Funny that this forum should be having a discussion of beers, considering it is (mostly) an aviation forum, but when the subject is beer, as a born-and-bred son of Wisconsin, home of Leinenkugel's and a host of other brews, I'll be happy to throw my 2 cents worth into the mix.
Back when I was attending the University of Wisconsin-Madison, known to the rest of the world as Wisconsin, we had a standard greeting for most people who would drop by the room, apartment, or whatever. Actually, it was the greeting given to all people dropping by the room, excepting parents or police. "Want a beer?" When the visitor inevitably responded, "Sure!", we'd say, "Well, we don't have any beer, but we do have Leinenkugel's." The reaction to the Leinie's was predictable: If the visitor was from the Chicago area, they loved it. From Wisconsin, no big deal. Europeans, of which we had quite a few, Wisconsin having more foreign nationals as students than any other university in America, generally compared Leinie's unfavorably with urine, but the strongest reaction came from the Asian students. They all hated it. I'm not sure why. I've tried Sapporo several times, and I haven't found it anything to write home about, and the stuff from China, while it may have barley malt and hops in it, I swear is cooked up in a boiling cauldron with bat's wings and eye of a newt in it. Personal preference, I guess.
Leinie's had the distinct advantage of being cheap, and on a college student's budget, cheap is usually good. I say usually because about this time somebody had the idea to market generic beer. Brown bottle, white label with "BEER" printed on it in black ink. Brewed by Falstaff. Not in any way, shape or form a seasonal brew like Honey Weiss. Truth be told, barely potable, but what are you going to do when you are down to $1.48 in your pocket? Even so, after a couple of six-packs of "BEER", even the most cast-iron stomach is ready for something else.

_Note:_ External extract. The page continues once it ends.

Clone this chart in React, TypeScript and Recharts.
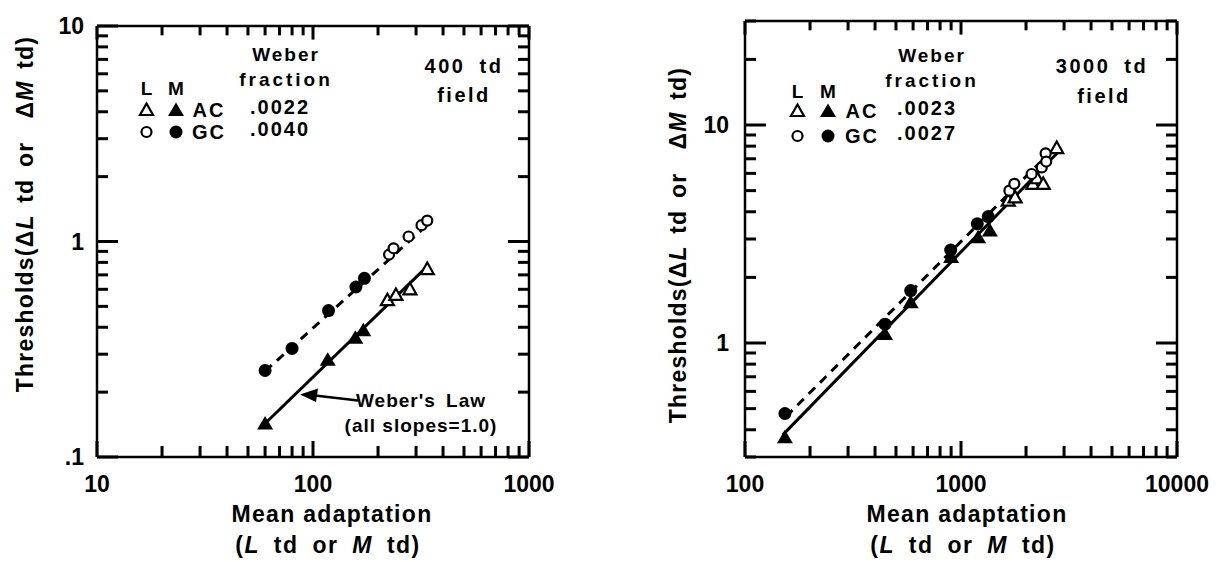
import React from 'react';
import { ScatterChart, Scatter, XAxis, YAxis, ReferenceLine } from 'recharts';

const FONT = '"Liberation Sans", Arial, Helvetica, sans-serif';

// ---------- Left panel: 400 td field ----------
const leftXTicks = [10, 20, 30, 40, 50, 60, 70, 80, 90, 100, 200, 300, 400, 500, 600, 700, 800, 900, 1000];
const leftYTicks = [0.1, 0.2, 0.3, 0.4, 0.5, 0.6, 0.7, 0.8, 0.9, 1, 2, 3, 4, 5, 6, 7, 8, 9, 10];
const leftXMajor = [10, 100, 1000];
const leftXLabels = ['10', '100', '1000'];
const leftYMajor = [0.1, 1, 10];
const leftYLabels = ['.1', '1', '10'];

const leftGcMX = [60, 80, 118, 158, 173];
const leftGcMY = [0.252, 0.319, 0.478, 0.615, 0.675];
const leftGcLX = [225, 236, 277, 318, 338];
const leftGcLY = [0.87, 0.93, 1.055, 1.19, 1.25];
const leftAcMX = [60, 117, 157, 171];
const leftAcMY = [0.143, 0.283, 0.358, 0.387];
const leftAcLX = [221, 242, 281, 338];
const leftAcLY = [0.534, 0.565, 0.6, 0.745];
const leftGcFitX = [60, 350];
const leftGcFitY = [0.25, 1.23];
const leftAcFitX = [60, 338];
const leftAcFitY = [0.143, 0.767];

// ---------- Right panel: 3000 td field ----------
const rightXTicks = [100, 200, 300, 400, 500, 600, 700, 800, 900, 1000, 2000, 3000, 4000, 5000, 6000, 7000, 8000, 9000, 10000];
const rightYTicks = [0.3, 0.4, 0.5, 0.6, 0.7, 0.8, 0.9, 1, 2, 3, 4, 5, 6, 7, 8, 9, 10, 20, 30];
const rightXMajor = [100, 1000, 10000];
const rightXLabels = ['100', '1000', '10000'];
const rightYMajor = [1, 10];
const rightYLabels = ['1', '10'];

const rightGcMX = [153, 445, 585, 896, 1190, 1337];
const rightGcMY = [0.475, 1.22, 1.74, 2.67, 3.52, 3.8];
const rightGcLX = [1675, 1766, 2123, 2365, 2465, 2480];
const rightGcLY = [5.0, 5.37, 5.96, 6.39, 7.41, 6.8];
const rightAcMX = [153, 445, 585, 900, 1200, 1361];
const rightAcMY = [0.37, 1.1, 1.54, 2.48, 3.06, 3.28];
const rightAcLX = [1655, 1780, 2150, 2250, 2404, 2774];
const rightAcLY = [4.5, 4.66, 5.37, 5.7, 5.37, 7.84];
const rightGcFitX = [155, 2520];
const rightGcFitY = [0.46, 7.3];
const rightAcFitX = [150, 2850];
const rightAcFitY = [0.38, 7.6];

const pts = (xs: number[], ys: number[]) => xs.map((x, i) => ({ x, y: ys[i] }));

// ---------- marks ----------
const FilledCircle = (p: any) => <circle cx={p.cx} cy={p.cy} r={6.5} fill="#000" />;
const OpenCircle = (p: any) => <circle cx={p.cx} cy={p.cy} r={5} fill="#fff" stroke="#000" strokeWidth={2.2} />;
const FilledTri = (p: any) => (
  <polygon points={`${p.cx},${p.cy - 7.5} ${p.cx - 8},${p.cy + 6} ${p.cx + 8},${p.cy + 6}`} fill="#000" />
);
const OpenTri = (p: any) => (
  <polygon
    points={`${p.cx},${p.cy - 6.5} ${p.cx - 6.5},${p.cy + 5} ${p.cx + 6.5},${p.cy + 5}`}
    fill="#fff"
    stroke="#000"
    strokeWidth={2.2}
  />
);
const NoShape = () => <g />;

// ---------- tick labels ----------
const labelStyle = { fontSize: 23, fontWeight: 'bold' as const, fontFamily: FONT };

function xLabel(majors: number[], labels: string[]) {
  return (props: any) => {
    const { x, y, payload } = props;
    const i = majors.indexOf(payload.value);
    if (i < 0) return <g />;
    return (
      <text x={x} y={y + 35} textAnchor="middle" {...labelStyle}>
        {labels[i]}
      </text>
    );
  };
}

function yLabel(majors: number[], labels: string[], gap: number) {
  return (props: any) => {
    const { x, y, payload } = props;
    const i = majors.indexOf(payload.value);
    if (i < 0) return <g />;
    return (
      <text x={x - gap} y={y + 8} textAnchor="end" {...labelStyle}>
        {labels[i]}
      </text>
    );
  };
}

// inward tick marks on both opposite sides of the plot, drawn from reference lines
function xTickShape(len: number, color: string) {
  return (sp: any) => {
    const yb = Math.max(sp.y1, sp.y2);
    const yt = Math.min(sp.y1, sp.y2);
    const x = sp.x1;
    return (
      <g>
        <line x1={x} x2={x} y1={yb} y2={yb - len} stroke={color} strokeWidth={3} />
        <line x1={x} x2={x} y1={yt} y2={yt + len * 0.85} stroke={color} strokeWidth={3} />
      </g>
    );
  };
}
function yTickShape(len: number, color: string) {
  return (sp: any) => {
    const xl = Math.min(sp.x1, sp.x2);
    const xr = Math.max(sp.x1, sp.x2);
    const y = sp.y1;
    return (
      <g>
        <line x1={xl} x2={xl + len} y1={y} y2={y} stroke={color} strokeWidth={3} />
        <line x1={xr} x2={xr - len} y1={y} y2={y} stroke={color} strokeWidth={3} />
      </g>
    );
  };
}

const axisLine = { stroke: '#000', strokeWidth: 2.5 };

type PanelProps = {
  width: number;
  topH: number;
  leftW: number;
  rightW: number;
  xDomain: [number, number];
  yDomain: [number, number];
  xTicks: number[];
  yTicks: number[];
  xMajor: number[];
  xLabels: string[];
  yMajor: number[];
  yLabels: string[];
  yGap: number;
  tickColor: string;
  gcM: { x: number; y: number }[];
  gcL: { x: number; y: number }[];
  acM: { x: number; y: number }[];
  acL: { x: number; y: number }[];
  gcFit: { x: number; y: number }[];
  acFit: { x: number; y: number }[];
};

function Panel(p: PanelProps) {
  return (
    <ScatterChart width={p.width} height={562} margin={{ top: 0, right: 0, bottom: 0, left: 0 }}>
      <XAxis
        xAxisId="b"
        orientation="bottom"
        type="number"
        dataKey="x"
        scale="log"
        domain={p.xDomain}
        allowDataOverflow
        ticks={p.xMajor}
        interval={0}
        height={105}
        tickSize={0}
        tickMargin={0}
        tickLine={false}
        axisLine={axisLine}
        tick={xLabel(p.xMajor, p.xLabels)}
      />
      <XAxis
        xAxisId="t"
        orientation="top"
        type="number"
        dataKey="x"
        scale="log"
        domain={p.xDomain}
        allowDataOverflow
        height={p.topH}
        tickLine={false}
        axisLine={axisLine}
        tick={false}
      />
      <YAxis
        yAxisId="l"
        orientation="left"
        type="number"
        dataKey="y"
        scale="log"
        domain={p.yDomain}
        allowDataOverflow
        ticks={p.yMajor}
        interval={0}
        width={p.leftW}
        tickSize={0}
        tickMargin={0}
        tickLine={false}
        axisLine={axisLine}
        tick={yLabel(p.yMajor, p.yLabels, p.yGap)}
      />
      <YAxis
        yAxisId="r"
        orientation="right"
        type="number"
        dataKey="y"
        scale="log"
        domain={p.yDomain}
        allowDataOverflow
        width={p.rightW}
        tickLine={false}
        axisLine={axisLine}
        tick={false}
      />
      {p.xTicks.map((v) => (
        <ReferenceLine
          key={'xt' + v}
          xAxisId="b"
          yAxisId="l"
          x={v}
          stroke="#000"
          shape={xTickShape(p.xMajor.indexOf(v) >= 0 ? 16 : 11, p.tickColor)}
        />
      ))}
      {p.yTicks.map((v) => (
        <ReferenceLine
          key={'yt' + v}
          xAxisId="b"
          yAxisId="l"
          y={v}
          stroke="#000"
          shape={yTickShape(p.yMajor.indexOf(v) >= 0 ? 21 : 11, p.tickColor)}
        />
      ))}
      <Scatter xAxisId="t" yAxisId="r" data={p.acFit} shape={NoShape} isAnimationActive={false} />
      <Scatter
        xAxisId="b"
        yAxisId="l"
        data={p.gcFit}
        shape={NoShape}
        line={{ stroke: '#000', strokeWidth: 3, strokeDasharray: '9 7' }}
        isAnimationActive={false}
      />
      <Scatter
        xAxisId="b"
        yAxisId="l"
        data={p.acFit}
        shape={NoShape}
        line={{ stroke: '#000', strokeWidth: 3 }}
        isAnimationActive={false}
      />
      <Scatter xAxisId="b" yAxisId="l" data={p.acM} shape={FilledTri} isAnimationActive={false} />
      <Scatter xAxisId="b" yAxisId="l" data={p.acL} shape={OpenTri} isAnimationActive={false} />
      <Scatter xAxisId="b" yAxisId="l" data={p.gcM} shape={FilledCircle} isAnimationActive={false} />
      <Scatter xAxisId="b" yAxisId="l" data={p.gcL} shape={OpenCircle} isAnimationActive={false} />
    </ScatterChart>
  );
}

// ---------- overlay text ----------
const T = ({ x, y, size = 20, ls = 2, ws = 0, anchor = 'middle', children }: any) => (
  <text
    x={x}
    y={y}
    fontSize={size}
    fontWeight="bold"
    fontFamily={FONT}
    letterSpacing={ls}
    wordSpacing={ws}
    textAnchor={anchor}
    dominantBaseline="central"
    style={{ whiteSpace: 'pre' }}
  >
    {children}
  </text>
);

function YTitle({ x, y }: { x: number; y: number }) {
  return (
    <text
      x={x}
      y={y}
      transform={`rotate(-90 ${x} ${y})`}
      fontSize={23}
      fontWeight="bold"
      fontFamily={FONT}
      letterSpacing={1.2}
      wordSpacing={4}
      textAnchor="middle"
      dominantBaseline="central"
      style={{ whiteSpace: 'pre' }}
    >
      Thresholds(Δ<tspan fontStyle="italic">L</tspan> td or  Δ<tspan fontStyle="italic">M</tspan> td)
    </text>
  );
}

function XTitle({ x, y }: { x: number; y: number }) {
  return (
    <g>
      <T x={x} y={y} size={23} ls={1.3}>Mean adaptation</T>
      <text
        x={x - 4}
        y={y + 31}
        fontSize={23}
        fontWeight="bold"
        fontFamily={FONT}
        letterSpacing={1.5}
        wordSpacing={6}
        textAnchor="middle"
        dominantBaseline="central"
        style={{ whiteSpace: 'pre' }}
      >
        (<tspan fontStyle="italic">L</tspan> td or <tspan fontStyle="italic">M</tspan> td)
      </text>
    </g>
  );
}

function Legend({ lx, mx, tx, fx, wx, rows, frac, weberY }: any) {
  return (
    <g>
      <T x={wx} y={weberY} size={19} ls={2}>Weber</T>
      <T x={wx} y={weberY + 25} size={19} ls={3}>fraction</T>
      <T x={lx} y={rows[0]} size={19} ls={0}>L</T>
      <T x={mx} y={rows[0]} size={19} ls={0}>M</T>
      <OpenTri cx={lx} cy={rows[1]} />
      <FilledTri cx={mx} cy={rows[1]} />
      <T x={tx} y={rows[1]} size={20} ls={2}>AC</T>
      <T x={fx} y={rows[1] - 3} size={20} ls={2}>{frac[0]}</T>
      <OpenCircle cx={lx} cy={rows[2]} />
      <FilledCircle cx={mx} cy={rows[2]} />
      <T x={tx} y={rows[2]} size={20} ls={2}>GC</T>
      <T x={fx} y={rows[2] - 3} size={20} ls={2}>{frac[1]}</T>
    </g>
  );
}

export default function App() {
  return (
    <div
      style={{
        position: 'absolute',
        left: 0,
        top: 0,
        width: 1227,
        height: 562,
        background: '#fff',
        overflow: 'hidden',
      }}
    >
      <div style={{ position: 'absolute', left: 0, top: 0 }}>
        <Panel
          width={613}
          topH={26}
          leftW={97}
          rightW={84}
          xDomain={[10, 1000]}
          yDomain={[0.1, 10]}
          xTicks={leftXTicks}
          yTicks={leftYTicks}
          xMajor={leftXMajor}
          xLabels={leftXLabels}
          yMajor={leftYMajor}
          yLabels={leftYLabels}
          yGap={13}
          tickColor="#000"
          gcM={pts(leftGcMX, leftGcMY)}
          gcL={pts(leftGcLX, leftGcLY)}
          acM={pts(leftAcMX, leftAcMY)}
          acL={pts(leftAcLX, leftAcLY)}
          gcFit={pts(leftGcFitX, leftGcFitY)}
          acFit={pts(leftAcFitX, leftAcFitY)}
        />
      </div>
      <div style={{ position: 'absolute', left: 613, top: 0 }}>
        <Panel
          width={614}
          topH={21}
          leftW={132}
          rightW={50}
          xDomain={[100, 10000]}
          yDomain={[0.3, 30]}
          xTicks={rightXTicks}
          yTicks={rightYTicks}
          xMajor={rightXMajor}
          xLabels={rightXLabels}
          yMajor={rightYMajor}
          yLabels={rightYLabels}
          yGap={16}
          tickColor="#000"
          gcM={pts(rightGcMX, rightGcMY)}
          gcL={pts(rightGcLX, rightGcLY)}
          acM={pts(rightAcMX, rightAcMY)}
          acL={pts(rightAcLX, rightAcLY)}
          gcFit={pts(rightGcFitX, rightGcFitY)}
          acFit={pts(rightAcFitX, rightAcFitY)}
        />
      </div>
      <svg
        width={1227}
        height={562}
        style={{ position: 'absolute', left: 0, top: 0, pointerEvents: 'none' }}
      >
        {/* Left panel texts */}
        <YTitle x={25} y={214} />
        <XTitle x={332} y={514} />
        <Legend lx={146.5} mx={176} tx={209} fx={280} wx={286} rows={[88, 110, 132]} frac={['.0022', '.0040']} weberY={54} />
        <T x={464} y={66} size={20} ls={2.5} ws={6}>400 td</T>
        <T x={464} y={95} size={20} ls={2.5}>field</T>
        <polygon points="300,394.6 318,388.5 316,402" fill="#000" />
        <line x1={315} y1={395.5} x2={358} y2={400.5} stroke="#000" strokeWidth={2.5} />
        <T x={421} y={400} size={19} ls={1} ws={4}>Weber's Law</T>
        <T x={421} y={425} size={19} ls={1}>(all slopes=1.0)</T>

        {/* Right panel texts */}
        <YTitle x={678} y={245} />
        <XTitle x={967} y={514} />
        <Legend lx={797.5} mx={828} tx={862} fx={927} wx={932} rows={[91, 111, 136]} frac={['.0023', '.0027']} weberY={55.5} />
        <T x={1102} y={66} size={20} ls={2.5} ws={6}>3000 td</T>
        <T x={1104} y={96} size={20} ls={2.5}>field</T>
      </svg>
    </div>
  );
}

So what do you do when you are tired of Leinie's and can't bear the thought of more generic beer? Stop drinking? You're kidding, right? This is college. Not only college, but college in a state where the drinking age is still only 18! We came up with an unusual, thought initially bad, solution. We brewed our own. A warning to those who want to try this themselves. Unless you know what you are doing, you are almost certainly going to end up with too much carbonation. If your brewing vat is glass, like our first vat, the resulting explosion is messy, not to mention disheartening. Clean-up takes several days. Not being discouraged easily, we started over, trying a different recipe. I suspect we were headed for a repeat performance of our first try at brewing, when fate intervened in the form of several alumni visiting the fraternity house where we lived. Turns out these alumni were, like several of us, food science majors as undergrads, who went on to become brew masters working for Schlitz. Laugh all you want about Schlitz, but these guys were making six figure salaries at the time of a rather severe recession. They knew beer, but the accountants ran the brewery. Anyway, they, in a matter of a couple of hours put us straight and told us exactly how to fix our beer from getting the proper amount of carbonation to solving the skunking odor that beer can have. End result - pretty good beer. Out of pocket result - way expensive beer. In a couple of months, we were back to Leinie's and Special Export, aka "Green Death."
What's this got to do with aviation? Nothing in the least. However, I remind UCAP listeners that AirVenture is held each year in Wisconsin, home of Leinie's and a whole host of real beers with real brew masters conjuring up some of the best beer on the planet. When you are in Oshkosh this year, ask around. There is plenty of beer available to satisfy your taste for something different, and you'll find it a nice change from the mass-marketed stuff they sell at the ballpark for $5 a glass.